→ The exercise: With the images removed, repeat the data below exactly.

:: Supplied data

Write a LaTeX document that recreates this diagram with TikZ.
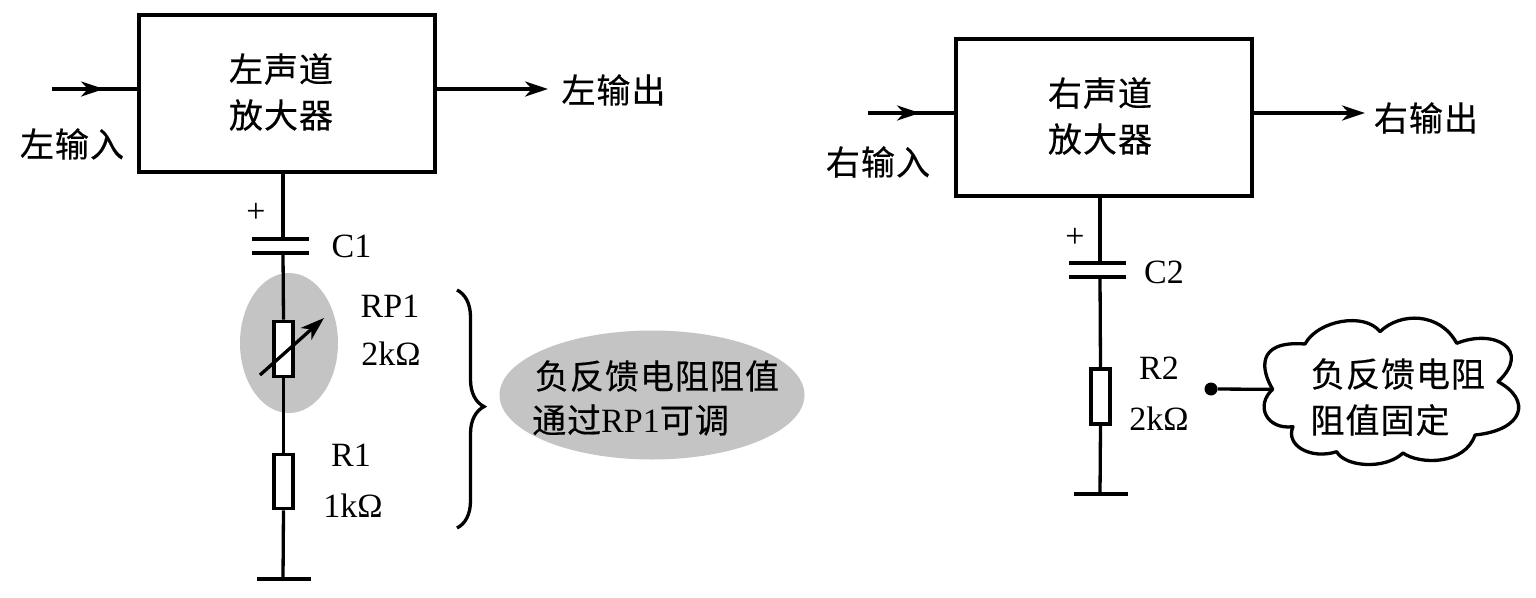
\documentclass[tikz,border=0pt]{standalone}
\usepackage{fontspec}
\usetikzlibrary{arrows.meta,decorations.pathreplacing,shapes.geometric}
\setmainfont{Liberation Serif}
\newfontfamily\cjk[LetterSpace=3,FakeBold=0.4]{Noto Sans CJK SC}
\definecolor{shade}{HTML}{C4C4C4}
\tikzset{
  wire/.style={line width=3.3pt,black},
  plate/.style={line width=4.6pt,black},
  ampbox/.style={draw,line width=3.3pt,minimum width=296pt,minimum height=157pt,inner sep=0pt},
  res/.style={draw,line width=3.6pt,fill=white,minimum width=19pt,inner sep=0pt},
  cjklabel/.style={inner sep=0pt,align=center,font=\cjk\fontsize{34}{46}\selectfont},
  val/.style={inner sep=0pt,font=\fontsize{34}{36}\selectfont},
  tip/.style={-{Stealth[length=23pt,width=15pt,inset=7pt]}},
}
\begin{document}
\begin{tikzpicture}[x=1pt,y=-1pt]
\useasboundingbox (0,0) rectangle (1536,597);
% shaded areas
\node[draw=none,fill=shade,ellipse,minimum width=98pt,minimum height=140pt,inner sep=0pt] (shadeRP) at (289,343) {};
\node[draw=none,fill=shade,ellipse,minimum width=305pt,minimum height=129pt,inner sep=0pt] (noteL) at (652,395) {};
% left channel
\node[ampbox] (boxL) at (287,93.5) {};
\node[cjklabel] (boxLt) at (281,92) {左声道\\放大器};
\coordinate (inL) at (52,89);
\coordinate (inLm) at (104,89);
\coordinate (outL) at (548,89);
\coordinate (topL) at (283,172);
\coordinate (capLa) at (283,239);
\coordinate (capLb) at (283,253);
\coordinate (gndL) at (283,579);
\node[res,minimum height=55pt] (rpL) at (283.5,349) {};
\node[res,minimum height=54pt] (rL) at (283.5,481.5) {};
\draw[wire] (inL) -- (inL -| boxL.west);
\draw[wire,tip] (inL) -- (inLm);
\draw[wire,tip] (boxL.east |- outL) -- (outL);
\draw[wire] (topL) -- (capLa);
\draw[wire] (capLb) -- (rpL.north);
\draw[wire] (rpL.south) -- (rL.north);
\draw[wire] (rL.south) -- (gndL);
\draw[plate] (252,239) -- (309,239);
\draw[plate] (252,253) -- (309,253);
\draw[plate] (257,579) -- (311,579);
\coordinate (adjA) at (260,375);
\coordinate (adjB) at (324,318);
\draw[wire,-{Stealth[length=24pt,width=16pt,inset=7pt]}] (adjA) -- (adjB);
\draw[wire,decorate,decoration={brace,amplitude=27pt,aspect=0.49}] (457,290) -- (457,528);
% right channel
\node[ampbox] (boxR) at (1104,117.5) {};
\node[cjklabel] (boxRt) at (1100,116) {右声道\\放大器};
\coordinate (inR) at (868,113);
\coordinate (inRm) at (920,113);
\coordinate (outR) at (1365,113);
\coordinate (topR) at (1100,196);
\coordinate (capRa) at (1100,263);
\coordinate (capRb) at (1100,277);
\coordinate (gndR) at (1100,494);
\node[res,minimum height=55pt] (rR) at (1100.5,396.5) {};
\draw[wire] (inR) -- (inR -| boxR.west);
\draw[wire,tip] (inR) -- (inRm);
\draw[wire,tip] (boxR.east |- outR) -- (outR);
\draw[wire] (topR) -- (capRa);
\draw[wire] (capRb) -- (rR.north);
\draw[wire] (rR.south) -- (gndR);
\draw[plate] (1069,263) -- (1126,263);
\draw[plate] (1069,277) -- (1126,277);
\draw[plate] (1074,494) -- (1128,494);
% cloud
\coordinate (cloudL) at (1272.7,389.3);
\draw[line width=3.3pt,fill=white,line join=round] (cloudL)
 .. controls (1262,372) and (1254,340) .. (1305,344)
 .. controls (1318,320) and (1365,312) .. (1380,331.7)
 .. controls (1400,312) and (1440,312) .. (1456.7,343.3)
 .. controls (1495,328) and (1532,350) .. (1498,381.7)
 .. controls (1532,400) and (1524,430) .. (1475,435)
 .. controls (1465,465) and (1420,465) .. (1403,453)
 .. controls (1385,470) and (1345,467) .. (1336.7,451.7)
 .. controls (1310,460) and (1285,445) .. (1293,426.7)
 .. controls (1266,430) and (1255,405) .. cycle;
\node[circle,fill=black,minimum size=13pt,inner sep=0pt] (dotR) at (1211,389) {};
\draw[wire] (dotR) -- (cloudL);
% labels
\node[cjklabel] (t1) at (613.5,90) {左输出};
\node[cjklabel] (t2) at (72,144) {左输入};
\node[cjklabel] (t3) at (1426,118) {右输出};
\node[cjklabel] (t4) at (878,162) {右输入};
\node[cjklabel] (t5) at (657,376) {负反馈电阻阻值};
\node[cjklabel,anchor=west] (t6) at (532,420) {通过{\normalfont\fontsize{34}{36}\selectfont RP1}可调};
\node[cjklabel] (t7) at (1398,374) {负反馈电阻};
\node[cjklabel] (t8) at (1380,420) {阻值固定};
\node[val] (p1) at (256,213) {+};
\node[val] (p2) at (1075,238) {+};
\node[val] (v1) at (351.5,246) {C1};
\node[val] (v2) at (390,306) {RP1};
\node[val] (v3) at (391,354) {2kΩ};
\node[val] (v4) at (351,455) {R1};
\node[val] (v5) at (353,506) {1kΩ};
\node[val] (v6) at (1164,272) {C2};
\node[val] (v7) at (1159,368) {R2};
\node[val] (v8) at (1159,419) {2kΩ};
\end{tikzpicture}
\end{document}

::::

→ Solution below:
Write a LaTeX document that recreates this diagram with TikZ.
\documentclass[tikz,border=0pt]{standalone}
\usepackage{fontspec}
\usetikzlibrary{arrows.meta,decorations.pathreplacing,shapes.geometric}
\setmainfont{Liberation Serif}
\newfontfamily\cjk[LetterSpace=3,FakeBold=0.4]{Noto Sans CJK SC}
\definecolor{shade}{HTML}{C4C4C4}
\tikzset{
  wire/.style={line width=3.3pt,black},
  plate/.style={line width=4.6pt,black},
  ampbox/.style={draw,line width=3.3pt,minimum width=296pt,minimum height=157pt,inner sep=0pt},
  res/.style={draw,line width=3.6pt,fill=white,minimum width=19pt,inner sep=0pt},
  cjklabel/.style={inner sep=0pt,align=center,font=\cjk\fontsize{34}{46}\selectfont},
  val/.style={inner sep=0pt,font=\fontsize{34}{36}\selectfont},
  tip/.style={-{Stealth[length=23pt,width=15pt,inset=7pt]}},
}
\begin{document}
\begin{tikzpicture}[x=1pt,y=-1pt]
\useasboundingbox (0,0) rectangle (1536,597);
% shaded areas
\node[draw=none,fill=shade,ellipse,minimum width=98pt,minimum height=140pt,inner sep=0pt] (shadeRP) at (289,343) {};
\node[draw=none,fill=shade,ellipse,minimum width=305pt,minimum height=129pt,inner sep=0pt] (noteL) at (652,395) {};
% left channel
\node[ampbox] (boxL) at (287,93.5) {};
\node[cjklabel] (boxLt) at (281,92) {左声道\\放大器};
\coordinate (inL) at (52,89);
\coordinate (inLm) at (104,89);
\coordinate (outL) at (548,89);
\coordinate (topL) at (283,172);
\coordinate (capLa) at (283,239);
\coordinate (capLb) at (283,253);
\coordinate (gndL) at (283,579);
\node[res,minimum height=55pt] (rpL) at (283.5,349) {};
\node[res,minimum height=54pt] (rL) at (283.5,481.5) {};
\draw[wire] (inL) -- (inL -| boxL.west);
\draw[wire,tip] (inL) -- (inLm);
\draw[wire,tip] (boxL.east |- outL) -- (outL);
\draw[wire] (topL) -- (capLa);
\draw[wire] (capLb) -- (rpL.north);
\draw[wire] (rpL.south) -- (rL.north);
\draw[wire] (rL.south) -- (gndL);
\draw[plate] (252,239) -- (309,239);
\draw[plate] (252,253) -- (309,253);
\draw[plate] (257,579) -- (311,579);
\coordinate (adjA) at (260,375);
\coordinate (adjB) at (324,318);
\draw[wire,-{Stealth[length=24pt,width=16pt,inset=7pt]}] (adjA) -- (adjB);
\draw[wire,decorate,decoration={brace,amplitude=27pt,aspect=0.49}] (457,290) -- (457,528);
% right channel
\node[ampbox] (boxR) at (1104,117.5) {};
\node[cjklabel] (boxRt) at (1100,116) {右声道\\放大器};
\coordinate (inR) at (868,113);
\coordinate (inRm) at (920,113);
\coordinate (outR) at (1365,113);
\coordinate (topR) at (1100,196);
\coordinate (capRa) at (1100,263);
\coordinate (capRb) at (1100,277);
\coordinate (gndR) at (1100,494);
\node[res,minimum height=55pt] (rR) at (1100.5,396.5) {};
\draw[wire] (inR) -- (inR -| boxR.west);
\draw[wire,tip] (inR) -- (inRm);
\draw[wire,tip] (boxR.east |- outR) -- (outR);
\draw[wire] (topR) -- (capRa);
\draw[wire] (capRb) -- (rR.north);
\draw[wire] (rR.south) -- (gndR);
\draw[plate] (1069,263) -- (1126,263);
\draw[plate] (1069,277) -- (1126,277);
\draw[plate] (1074,494) -- (1128,494);
% cloud
\coordinate (cloudL) at (1272.7,389.3);
\draw[line width=3.3pt,fill=white,line join=round] (cloudL)
 .. controls (1262,372) and (1254,340) .. (1305,344)
 .. controls (1318,320) and (1365,312) .. (1380,331.7)
 .. controls (1400,312) and (1440,312) .. (1456.7,343.3)
 .. controls (1495,328) and (1532,350) .. (1498,381.7)
 .. controls (1532,400) and (1524,430) .. (1475,435)
 .. controls (1465,465) and (1420,465) .. (1403,453)
 .. controls (1385,470) and (1345,467) .. (1336.7,451.7)
 .. controls (1310,460) and (1285,445) .. (1293,426.7)
 .. controls (1266,430) and (1255,405) .. cycle;
\node[circle,fill=black,minimum size=13pt,inner sep=0pt] (dotR) at (1211,389) {};
\draw[wire] (dotR) -- (cloudL);
% labels
\node[cjklabel] (t1) at (613.5,90) {左输出};
\node[cjklabel] (t2) at (72,144) {左输入};
\node[cjklabel] (t3) at (1426,118) {右输出};
\node[cjklabel] (t4) at (878,162) {右输入};
\node[cjklabel] (t5) at (657,376) {负反馈电阻阻值};
\node[cjklabel,anchor=west] (t6) at (532,420) {通过{\normalfont\fontsize{34}{36}\selectfont RP1}可调};
\node[cjklabel] (t7) at (1398,374) {负反馈电阻};
\node[cjklabel] (t8) at (1380,420) {阻值固定};
\node[val] (p1) at (256,213) {+};
\node[val] (p2) at (1075,238) {+};
\node[val] (v1) at (351.5,246) {C1};
\node[val] (v2) at (390,306) {RP1};
\node[val] (v3) at (391,354) {2kΩ};
\node[val] (v4) at (351,455) {R1};
\node[val] (v5) at (353,506) {1kΩ};
\node[val] (v6) at (1164,272) {C2};
\node[val] (v7) at (1159,368) {R2};
\node[val] (v8) at (1159,419) {2kΩ};
\end{tikzpicture}
\end{document}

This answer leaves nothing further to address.